The parallel in code

1 CUBE CSS is Andy Bell's methodology — Composition, Utility, Block, Exception. The insight is that CSS already has a cascade; the architecture should work with it rather than around it.

The same principle holds in web development. A CUBE CSS architecture with named custom properties throughout is not an aesthetic preference. It is a position about what makes a codebase durable. When the client's next developer opens the project, they should understand the token system in the first ten minutes. They should understand the layout architecture in thirty. If they can't, I failed — not at making something beautiful, but at making something legible.

Every technical decision is an argument about what matters. Choosing 11ty over a React framework for a content site is an argument about ownership. Choosing Cloudflare Pages over Vercel is an argument about lock-in. Choosing vanilla CSS over Tailwind is an argument about whether your styles should be readable as prose or as a compression algorithm.

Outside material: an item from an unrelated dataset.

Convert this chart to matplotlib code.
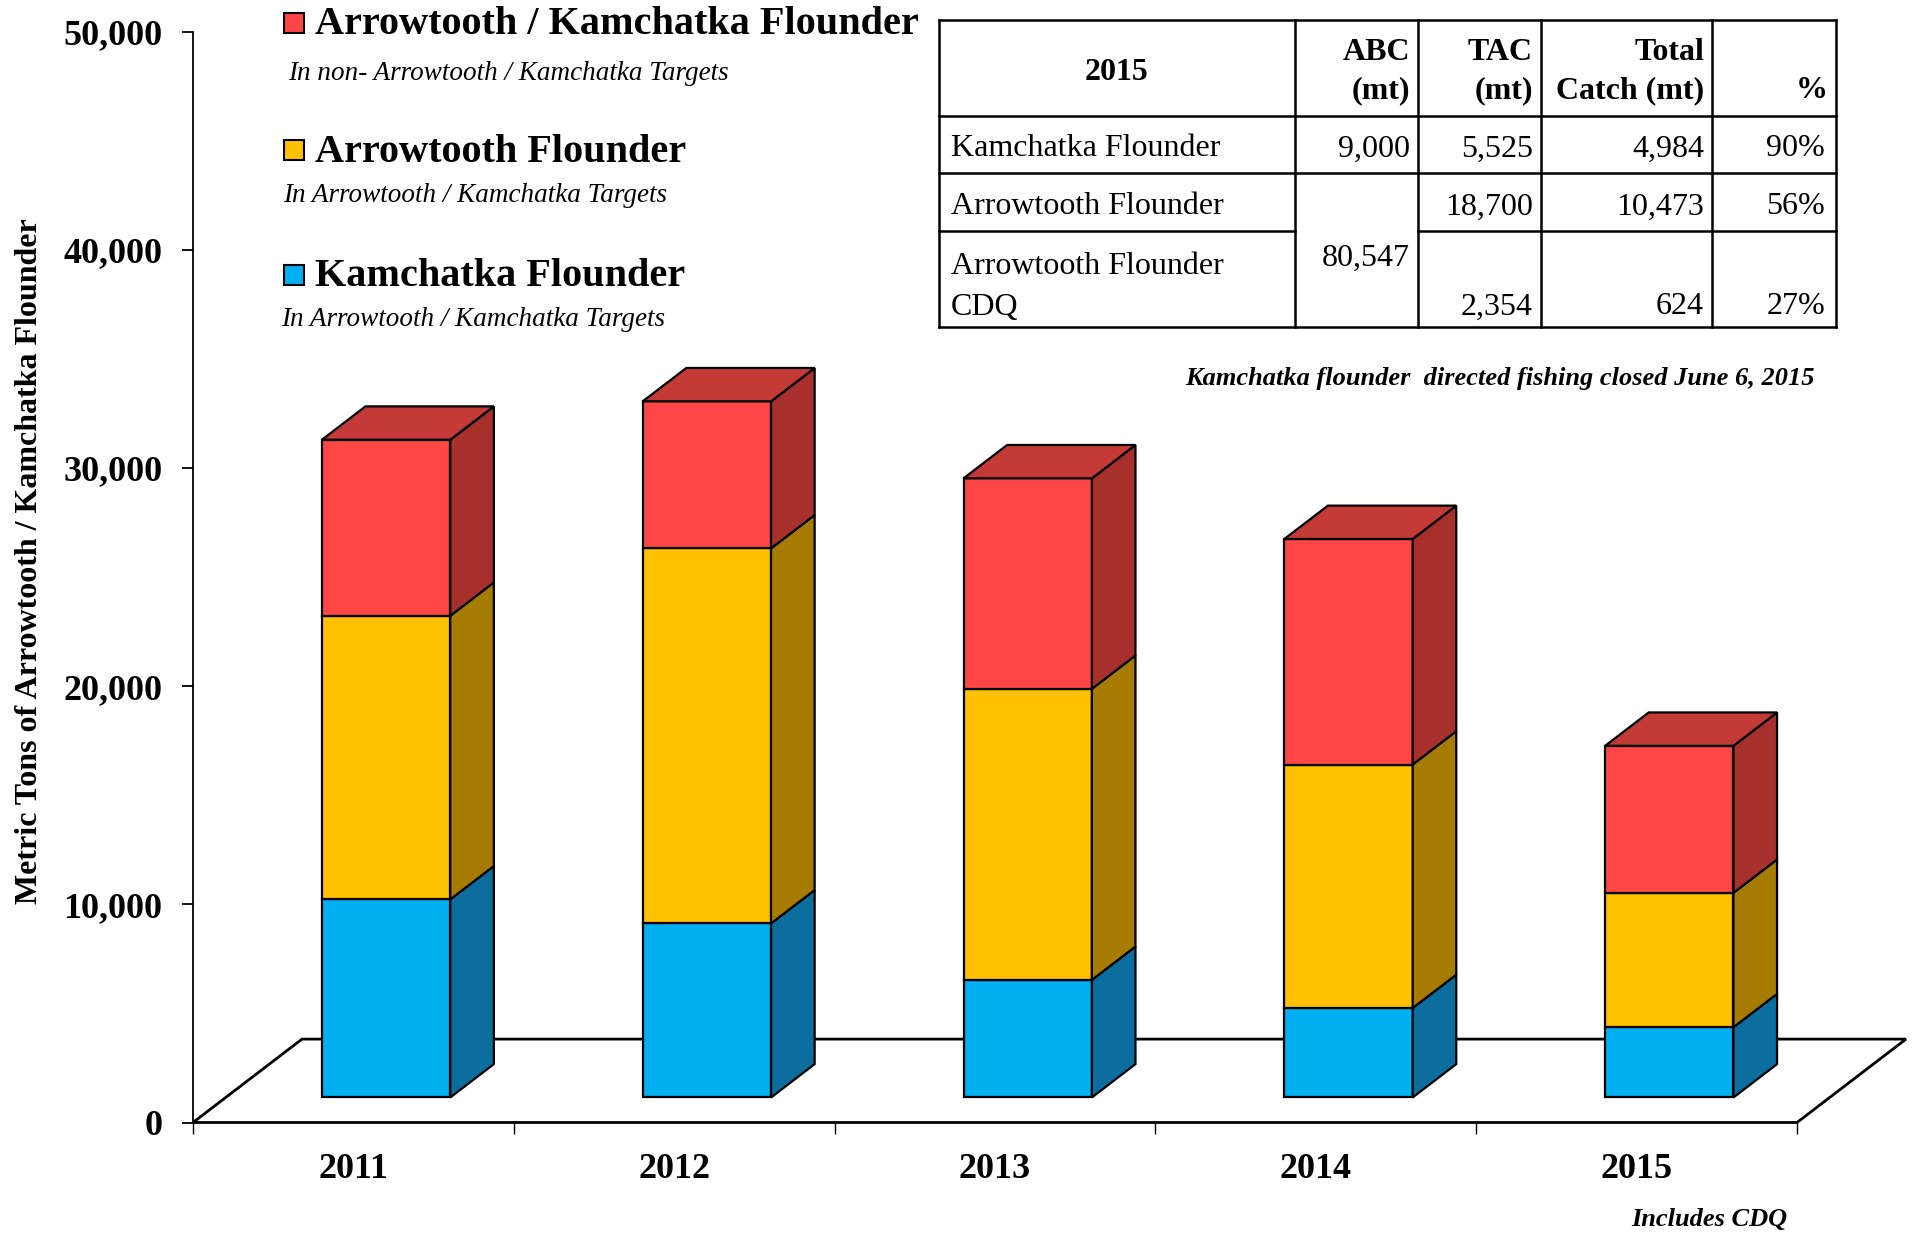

The precision of the cable run and the precision of the CSS architecture are the same precision. The materials differ; the thinking transfers. — Personal notebook, 2024

What transfers

The lesson from twelve years of taking things apart — devices, camera systems, codebases, arguments — is that legibility is always a choice. Illegibility is faster, cheaper, and easier. Making something that a stranger can understand without calling you is the harder path, and it is the only path that doesn't create dependency.

This is why the Library of Matt exists. Not as a portfolio — portfolios are performance. This is a record of how one person thinks about building things, maintained at the level of detail that allows the thinking to be examined, borrowed, argued with, or discarded.

The ambition is not to be read widely. The ambition is to be read carefully.